In his interview to Radio Liberty, Alexander Klaskovsky, a doyen of opposition journalism, observed that all or most Western delegations arriving in Minsk continue to meet with the opposition, but they do this “by inertia or ritual,” i.e., more formally than ever before. “Our opposition has lost its monopoly on contacts with Europe,” acknowledged Klaskovsky (Svaboda.org, July 18). As a putative symbol of this development, a well-known slogan of the opposition “Zhyve [Long live] Belarus!” degenerated into farce when, on July 21, a Femen activist flaunted this slogan written on her bare chest during the joint press conference of President Alyaksandr Lukashenka and his Ukrainian counterpart (UNIAN, July 21).

Lukashenka’s visit to Kyiv abounded in declarations of mutual Ukrainian-Belarusian support, promises that no aggression against Ukraine will ever come from the north, expressions of commitment to the Minsk ceasefire protocols and to making up for the significant decline in mutual trade that occurred since 2014 (Belta, July 21).

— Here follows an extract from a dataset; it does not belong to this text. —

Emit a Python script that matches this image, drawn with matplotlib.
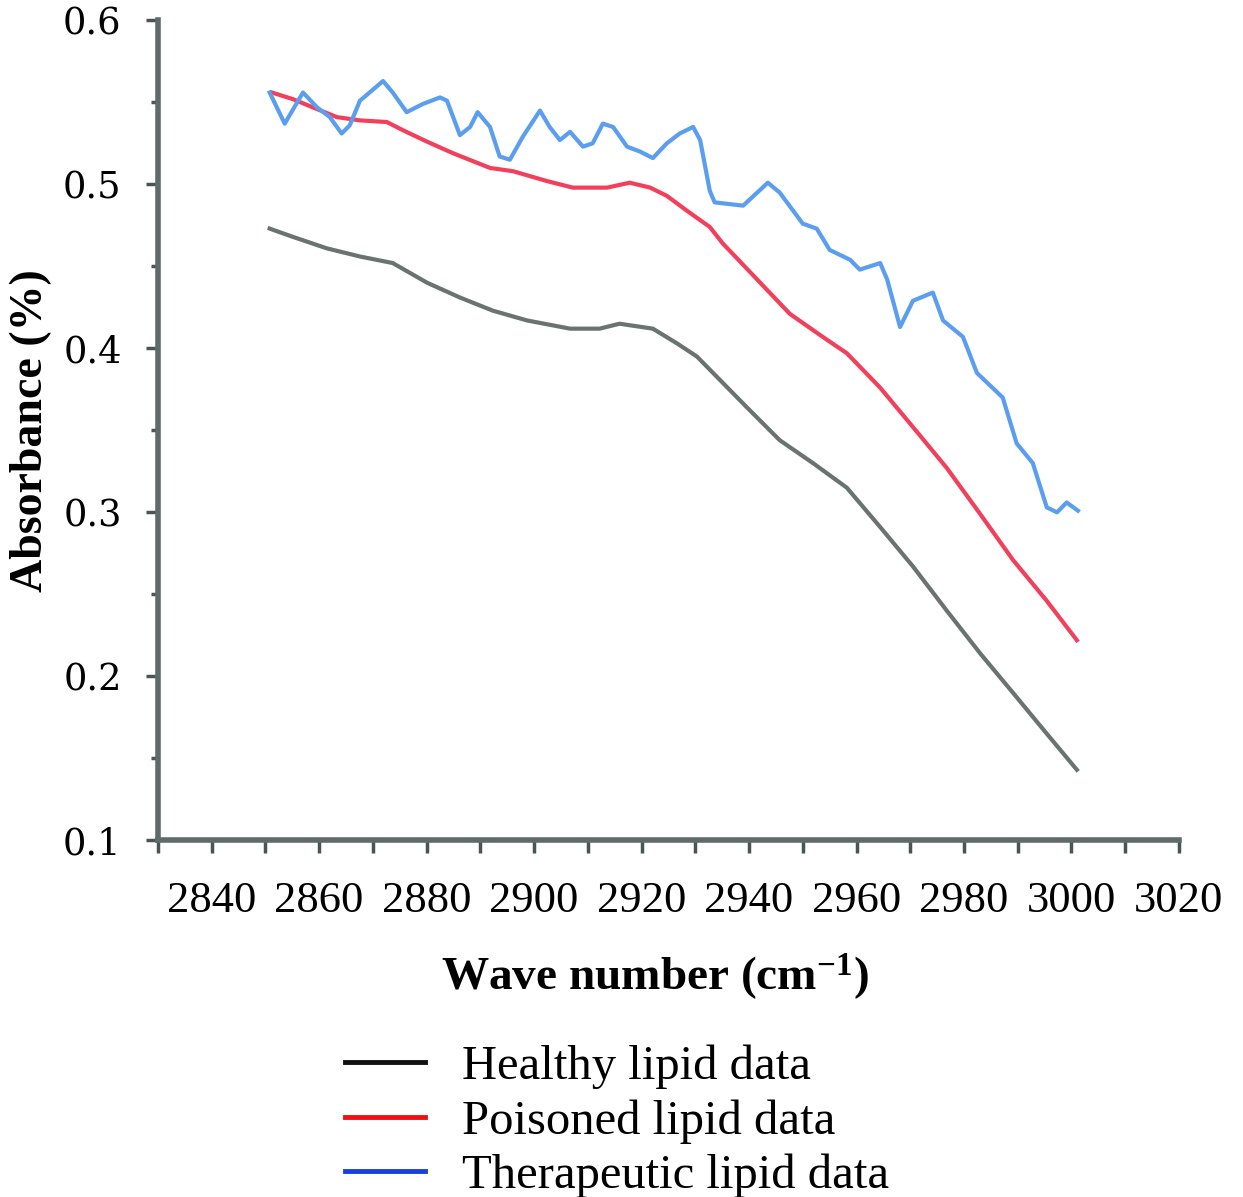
import matplotlib
matplotlib.use("Agg")
import matplotlib.pyplot as plt
from matplotlib.lines import Line2D
from matplotlib.ticker import MultipleLocator
import numpy as np

plt.rcParams['font.family'] = ['Liberation Serif', 'DejaVu Serif']
plt.rcParams['mathtext.fontset'] = 'custom'
plt.rcParams['mathtext.rm'] = 'Liberation Serif:bold'
plt.rcParams['mathtext.default'] = 'rm'

# healthy lipid
healthy_x = [2850.8, 2855.1, 2861.4, 2867.6, 2873.7, 2880.1, 2886.2, 2892.3, 2898.7,
             2906.7, 2912.2, 2915.9, 2922.1, 2926.6, 2930.3, 2933.3, 2939.6, 2945.7,
             2951.9, 2958.2, 2964.4, 2970.5, 2976.8, 2983.0, 2989.1, 2995.4, 3001.0]
healthy_y = [0.473, 0.468, 0.461, 0.456, 0.452, 0.440, 0.431, 0.423, 0.417,
             0.412, 0.412, 0.415, 0.412, 0.403, 0.395, 0.385, 0.364, 0.344,
             0.330, 0.315, 0.291, 0.267, 0.240, 0.214, 0.190, 0.165, 0.143]

# poisoned lipid
poisoned_x = [2851.2, 2855.1, 2858.8, 2863.3, 2867.6, 2872.6, 2875.6, 2880.1, 2884.9,
              2891.8, 2896.1, 2902.4, 2907.2, 2913.6, 2917.8, 2921.6, 2924.7, 2928.4,
              2932.7, 2935.1, 2941.5, 2947.6, 2953.7, 2958.2, 2964.4, 2970.5, 2976.8,
              2983.0, 2989.1, 2995.4, 3001.0]
poisoned_y = [0.556, 0.552, 0.547, 0.541, 0.539, 0.538, 0.533, 0.526, 0.519,
              0.510, 0.508, 0.502, 0.498, 0.498, 0.501, 0.498, 0.493, 0.484,
              0.474, 0.464, 0.442, 0.421, 0.407, 0.397, 0.376, 0.352, 0.327,
              0.299, 0.271, 0.246, 0.222]

# therapeutic lipid
therapeutic_x = [2850.8, 2853.6, 2857.0, 2859.6, 2862.0, 2864.2, 2865.7, 2867.6, 2871.9,
                 2873.7, 2876.3, 2879.3, 2882.5, 2883.8, 2886.2, 2888.1, 2889.5, 2891.8,
                 2893.6, 2895.5, 2897.9, 2901.1, 2902.9, 2904.8, 2906.7, 2909.1, 2910.9,
                 2912.8, 2914.7, 2917.3, 2919.7, 2922.1, 2924.7, 2927.1, 2929.6, 2930.9,
                 2932.7, 2933.6, 2938.9, 2943.5, 2945.7, 2950.0, 2952.6, 2955.0, 2958.8,
                 2960.6, 2964.4, 2965.7, 2968.1, 2970.5, 2974.2, 2976.1, 2979.8, 2982.4,
                 2987.2, 2989.8, 2992.8, 2995.4, 2997.3, 2999.1, 3001.2]
therapeutic_y = [0.556, 0.537, 0.556, 0.547, 0.541, 0.531, 0.536, 0.551, 0.563,
                 0.556, 0.544, 0.549, 0.553, 0.551, 0.530, 0.535, 0.544, 0.535,
                 0.517, 0.515, 0.529, 0.545, 0.535, 0.527, 0.532, 0.523, 0.525,
                 0.537, 0.535, 0.523, 0.520, 0.516, 0.525, 0.531, 0.535, 0.527,
                 0.496, 0.489, 0.487, 0.501, 0.495, 0.476, 0.473, 0.460, 0.454,
                 0.448, 0.452, 0.442, 0.413, 0.429, 0.434, 0.417, 0.407, 0.385,
                 0.370, 0.342, 0.330, 0.303, 0.300, 0.306, 0.301]

legend_labels = ['Healthy lipid data', 'Poisoned lipid data', 'Therapeutic lipid data']
x_ticklabels = list(range(2840, 3021, 20))
y_ticklabels = [0.1, 0.2, 0.3, 0.4, 0.5, 0.6]

fig = plt.figure(figsize=(12.43, 11.97), dpi=100)
ax = fig.add_axes([0.127, 0.298, 0.8215, 0.685])

ax.plot(healthy_x, healthy_y, color='#6b7371', lw=3)
ax.plot(poisoned_x, poisoned_y, color='#f2405c', lw=3)
ax.plot(therapeutic_x, therapeutic_y, color='#5b9ef0', lw=3)

ax.set_xlim(2830, 3020)
ax.set_ylim(0.1, 0.6)

for s in ['top', 'right']:
    ax.spines[s].set_visible(False)
for s in ['left', 'bottom']:
    ax.spines[s].set_color('#5f6b69')
    ax.spines[s].set_linewidth(4)

ax.set_xticks(x_ticklabels)
ax.set_xticklabels([str(v) for v in x_ticklabels])
ax.xaxis.set_minor_locator(MultipleLocator(10))
ax.set_yticks(y_ticklabels)
ax.set_yticklabels([str(v) for v in y_ticklabels], family='DejaVu Serif', fontsize=26.5)
ax.yaxis.set_minor_locator(MultipleLocator(0.05))

ax.tick_params(axis='x', which='both', direction='out', length=9, width=2.5,
               color='#4a5553', labelsize=32, pad=20)
ax.tick_params(axis='y', which='major', direction='out', length=9, width=2.5,
               color='#4a5553', pad=17)
ax.tick_params(axis='y', which='minor', direction='out', length=5, width=2.5,
               color='#4a5553')

ax.set_xlabel('Wave number (cm$^{-1}$)', fontsize=34, fontweight='bold')
ax.xaxis.set_label_coords(0.487, -0.135)
ax.set_ylabel('Absorbance (%)', fontsize=33, fontweight='bold', labelpad=8)

handles = [Line2D([], [], color='#111111', lw=3.5),
           Line2D([], [], color='#ee1111', lw=3.5),
           Line2D([], [], color='#1a3fe0', lw=3.5)]
fig.legend(handles, legend_labels, loc='upper left', bbox_to_anchor=(0.2775, 0.127),
           frameon=False, fontsize=35, handlelength=1.65, handletextpad=0.76,
           labelspacing=0.2, borderpad=0, borderaxespad=0)

fig.savefig('out.png', dpi=100)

A meaningful if under-reported aspect of the summit’s context is Lukashenka’s strong popularity in Ukraine. The Ukrainian philosopher Mikhail Minakov, a professor at Kyiv-Mohyla Academy, expanded on that issue a month ago in his interview to the Belarusian service of Radio Liberty. According to Minakov, “there is a sense of Belarusians’ historical guilt toward all of Eastern Europe and neighboring societies because Belarusians have created a rather attractive authoritarian model.” “Of all six members of the Eastern Partnership [Armenia, Azerbaijan, Belarus, Georgia, Moldova, Ukraine], Belarus alone controls its entire territory [sic],” remarked Minakov. As for Ukraine, “I am ashamed of what our attempt to build democracy has led to.” A popular “demand for a strongman” in Ukraine is great; prior to 2014, it expressed itself in the popularity of Putin and now in that of Lukashenka. “On two occasions, we tried to change the rules of the game,” acknowledged Minakov, “but both in 1991–2004 and in 2005–2014, we fell victim to an identical cycle: 1) promise of democracy, freedom and wellbeing; 2) oligarchic takeover; 3) rebellion; and 4) a new promise of democracy. According to Minakov, Ukraine is now in the middle of the third cycle. Against this backdrop, the situation in Belarus comes across to many Ukrainians as attractive (Svaboda.org, June 19).

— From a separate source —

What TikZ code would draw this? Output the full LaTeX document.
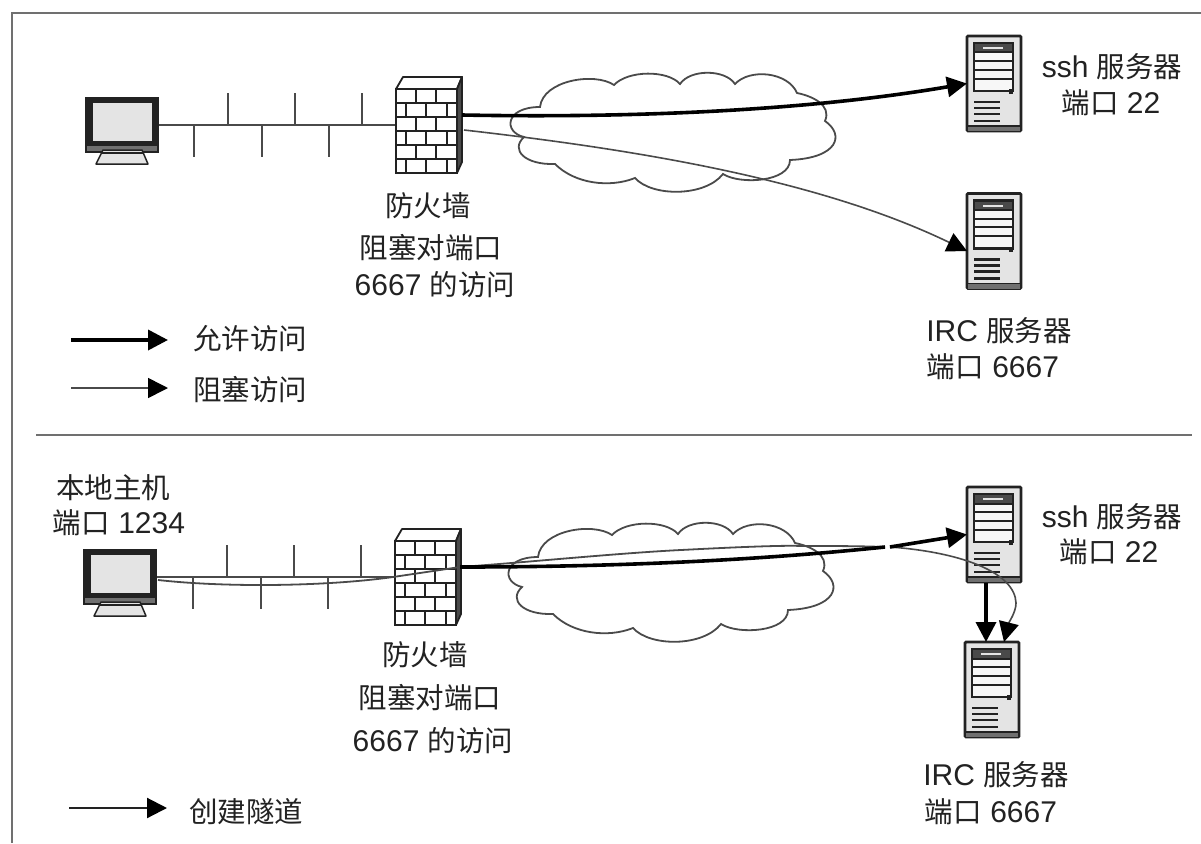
\documentclass[tikz,border=0pt]{standalone}
\usepackage{fontspec}
\setmainfont{Liberation Sans}
\newfontfamily\cjk{Noto Sans CJK SC}
\usetikzlibrary{arrows.meta}
\definecolor{ink}{HTML}{222222}
\definecolor{soft}{HTML}{4A4A4A}
\definecolor{rulec}{HTML}{707070}
\definecolor{panel}{HTML}{E4E4E4}
\newcommand{\cj}[1]{{\cjk\fontsize{28.5}{30}\selectfont #1}}
\tikzset{
  slot/.style={rectangle,inner sep=0pt,outer sep=0pt},
  lbl/.style={inner sep=0pt,text=ink,font=\fontsize{30}{32}\selectfont},
  frameline/.style={draw=rulec,line width=2.5pt},
  busline/.style={draw=soft,line width=2.4pt},
  cloudline/.style={draw=soft,fill=white,line width=1.8pt},
  thickarrow/.style={draw=black,line width=3.6pt,-{Triangle[length=20pt,width=20pt]}},
  thinarrow/.style={draw=soft,line width=1.6pt,-{Triangle[length=20pt,width=20pt,color=black]}},
  midarrow/.style={draw=ink,line width=2.2pt,-{Triangle[length=20pt,width=20pt,color=black]}},
  hostpc/.pic={
    \fill[ink] (0,0) rectangle (74,56);
    \fill[rulec] (2,49) rectangle (72,54);
    \fill[panel] (8,6) rectangle (67,44);
    \draw[draw=ink,fill=panel,line width=1.5pt,line join=round] (18,53) -- (57,53) -- (63,67) -- (11,67) -- cycle;
    \draw[draw=ink,line width=1.5pt] (16,56) -- (59,56);
  },
  fwall/.pic={
    \draw[draw=ink,fill=white,line width=1.8pt,line join=round] (0,12) -- (7,0) -- (66,0) -- (61,12) -- cycle;
    \draw[draw=ink,fill=soft,line width=1.8pt,line join=round] (61,12) -- (66,0) -- (66,85) -- (61,96) -- cycle;
    \draw[draw=ink,fill=white,line width=2pt] (0,12) rectangle (61,96);
    \foreach \r in {1,...,5} {\draw[draw=ink,line width=2pt] (0,12+14*\r) -- (61,12+14*\r);}
    \foreach \r in {0,2,4} {
      \draw[draw=ink,line width=2pt] (20,12+14*\r) -- (20,26+14*\r) (40,12+14*\r) -- (40,26+14*\r);}
    \foreach \r in {1,3,5} {
      \draw[draw=ink,line width=2pt] (10,12+14*\r) -- (10,26+14*\r) (30,12+14*\r) -- (30,26+14*\r) (51,12+14*\r) -- (51,26+14*\r);}
  },
  srv/.pic={
    \draw[draw=ink,fill=panel,line width=2.8pt,rounded corners=1pt] (0,0) rectangle (54,95);
    \fill[rulec] (1,90) rectangle (53,95);
    \draw[draw=ink,line width=1.8pt] (1,90) -- (53,90);
    \draw[draw=ink,fill=white!70!panel,line width=2.2pt] (7,7) rectangle (46,55);
    \fill[soft] (8,8) rectangle (45,16);
    \fill[panel] (16,11) rectangle (36,13);
    \foreach \y in {16.5,25,33.5,42.5} {\draw[draw=ink,line width=2pt] (7,\y) -- (46,\y);}
    \foreach \y in {66,72,78,85} {\draw[draw=ink,line width=2.4pt] (7,\y) -- (33,\y);}
    \fill[ink] (42,53) rectangle (46,58);
  }
}
\begin{document}
\begin{tikzpicture}[x=1pt,y=-1pt]
\useasboundingbox (0,0) rectangle (1201,843);
\fill[white] (0,0) rectangle (1201,843);

% frame
\coordinate (fA) at (12,843); \coordinate (fB) at (12,13); \coordinate (fC) at (1201,13);
\coordinate (dA) at (36,435); \coordinate (dB) at (1192,435);
\draw[frameline] (fA) -- (fB) -- (fC);
\draw[frameline] (dA) -- (dB);

% clouds
\foreach \dx/\dy in {0/0,-2/450} {
\begin{scope}[shift={(\dx,\dy)}]
\draw[cloudline]
 (540,107) .. controls (543,80) and (595,72) .. (614,85)
 .. controls (628,70) and (668,70) .. (680,84)
 .. controls (690,69) and (725,69) .. (735,84)
 .. controls (750,68) and (788,72) .. (797,93)
 .. controls (812,96) and (832,105) .. (825,121)
 .. controls (845,135) and (838,158) .. (790,160)
 .. controls (790,182) and (740,185) .. (723,174)
 .. controls (705,197) and (652,197) .. (635,178)
 .. controls (610,188) and (575,184) .. (555,164)
 .. controls (525,165) and (510,150) .. (524,137)
 .. controls (503,132) and (505,107) .. (540,107) -- cycle;
\end{scope}}

% placed equipment
\node[slot,minimum width=74pt,minimum height=56pt] (pc1) at (122,125) {};
\node[slot,minimum width=74pt,minimum height=56pt] (pc2) at (120,577) {};
\node[slot,minimum width=66pt,minimum height=96pt] (fw1) at (429,125) {};
\node[slot,minimum width=66pt,minimum height=96pt] (fw2) at (428,577) {};
\node[slot,minimum width=54pt,minimum height=95pt] (ssh1) at (994,83.5) {};
\node[slot,minimum width=54pt,minimum height=95pt] (irc1) at (994,241) {};
\node[slot,minimum width=54pt,minimum height=95pt] (ssh2) at (994,534.5) {};
\node[slot,minimum width=54pt,minimum height=95pt] (irc2) at (992,689.5) {};

% network buses
\foreach \bn/\pcn/\fwn/\by/\sx in {a/pc1/fw1/125/0,b/pc2/fw2/577/-1} {
  \draw[busline] (\pcn.east) -- (\fwn.west);
  \foreach \tx in {228,295,362} {\draw[busline] (\tx+\sx,\by) -- (\tx+\sx,\by-32);}
  \foreach \tx in {194,262,329} {\draw[busline] (\tx+\sx,\by) -- (\tx+\sx,\by+32);}
}

\pic at (pc1.north west) {hostpc};
\pic at (pc2.north west) {hostpc};
\pic at (fw1.north west) {fwall};
\pic at (fw2.north west) {fwall};
\pic at (ssh1.north west) {srv};
\pic at (irc1.north west) {srv};
\pic at (ssh2.north west) {srv};
\pic at (irc2.north west) {srv};

% connectors, top
\coordinate (t1) at (462,115);
\coordinate (t2) at (464,130);
\coordinate (t3) at (967,251);
\draw[thickarrow] (t1) .. controls (620,118) and (800,112) .. (ssh1.west);
\draw[thinarrow] (t2) .. controls (640,150) and (820,180) .. (t3);

% connectors, bottom
\coordinate (b1) at (158,580);
\coordinate (b2) at (393,577);
\coordinate (b3) at (460,567);
\coordinate (b4) at (681,550);
\coordinate (b5) at (885,547);
\coordinate (b6) at (890,547);
\coordinate (b7) at (1016,603);
\coordinate (b8) at (1004,642);
\coordinate (b9) at (986,583);
\coordinate (b10) at (986,642);
\draw[draw=soft,line width=1.8pt] (b1) .. controls (230,588) and (330,586) .. (b2)
  .. controls (420,573) and (440,570) .. (b3)
  .. controls (530,562) and (620,553) .. (b4)
  .. controls (720,548) and (780,545) .. (802,546)
  .. controls (835,546) and (860,546) .. (b5);
\draw[thinarrow] (b6) .. controls (960,552) and (1015,572) .. (b7) .. controls (1016,612) and (1009,622) .. (b8);
\draw[draw=black,line width=3.6pt] (b3) .. controls (620,567) and (760,560) .. (b5);
\draw[thickarrow] (b6) -- (ssh2.west);
\draw[thickarrow] (b9) -- (b10);

% legend
\coordinate (l1) at (71,340); \coordinate (l2) at (168,340);
\coordinate (l3) at (71,388); \coordinate (l4) at (168,388);
\coordinate (l5) at (69,808); \coordinate (l6) at (167,808);
\draw[thickarrow] (l1) -- (l2);
\draw[thinarrow] (l3) -- (l4);
\draw[midarrow] (l5) -- (l6);

% labels
\node[lbl] (x1) at (1112,67) {ssh \cj{服务器}};
\node[lbl] (x2) at (1111,103) {\cj{端口} 22};
\node[lbl] (x3) at (428,206) {\cj{防火墙}};
\node[lbl] (x4) at (431,248) {\cj{阻塞对端口}};
\node[lbl] (x5) at (435,285) {6667 \cj{的访问}};
\node[lbl] (x6) at (999,331) {IRC \cj{服务器}};
\node[lbl] (x7) at (993,367) {\cj{端口} 6667};
\node[lbl] (x8) at (250,339) {\cj{允许访问}};
\node[lbl] (x9) at (250,390) {\cj{阻塞访问}};
\node[lbl] (x10) at (113,488) {\cj{本地主机}};
\node[lbl] (x11) at (119,523) {\cj{端口} 1234};
\node[lbl] (x12) at (425,655) {\cj{防火墙}};
\node[lbl] (x13) at (430,698) {\cj{阻塞对端口}};
\node[lbl] (x14) at (433,741) {6667 \cj{的访问}};
\node[lbl] (x15) at (1112,517) {ssh \cj{服务器}};
\node[lbl] (x16) at (1109,552) {\cj{端口} 22};
\node[lbl] (x17) at (996,775) {IRC \cj{服务器}};
\node[lbl] (x18) at (991,812) {\cj{端口} 6667};
\node[lbl] (x19) at (246,812) {\cj{创建隧道}};
\end{tikzpicture}
\end{document}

Upon visiting Belarus, Moldovan President Igor Dodon also expressed his fascination with Belarus’s socioeconomic model, and Valer Karbalevich of Radio Liberty dutifully explained why Dodon is dead wrong. According to this explanation, Belarus’s model only seems attractive because nowhere in the former Soviet Union has modernization truly succeeded; and the reason it has not is rooted in culture. “It is not that Putin or Lukashenka […] prevent development; the problem is deeper. There is a civilizational deterrent to development. Neither Orthodox nor Muslim civilizations have demonstrated dynamism and competitiveness.” As for Belarus, it still has promise because, reportedly, about one-third of Belarusians recognize “European values” (Svaboda.org, July 14).

While Karbalevich’s explanation echoes that by Svetlana Alexievich (see EDM, July 13), it looks like neither of the two explainers realized that contrary to their intentions they actually cast light on why Lukashenka’s political regime succeeded where others did not. As per Hamlet’s monologue, he “makes us rather bear those ills we have than fly to others that we know not of.” In other words, the Belarusian leader never fantasized about his subjects’ “European values,” so he built a system of power compatible with whatever values they truly hold.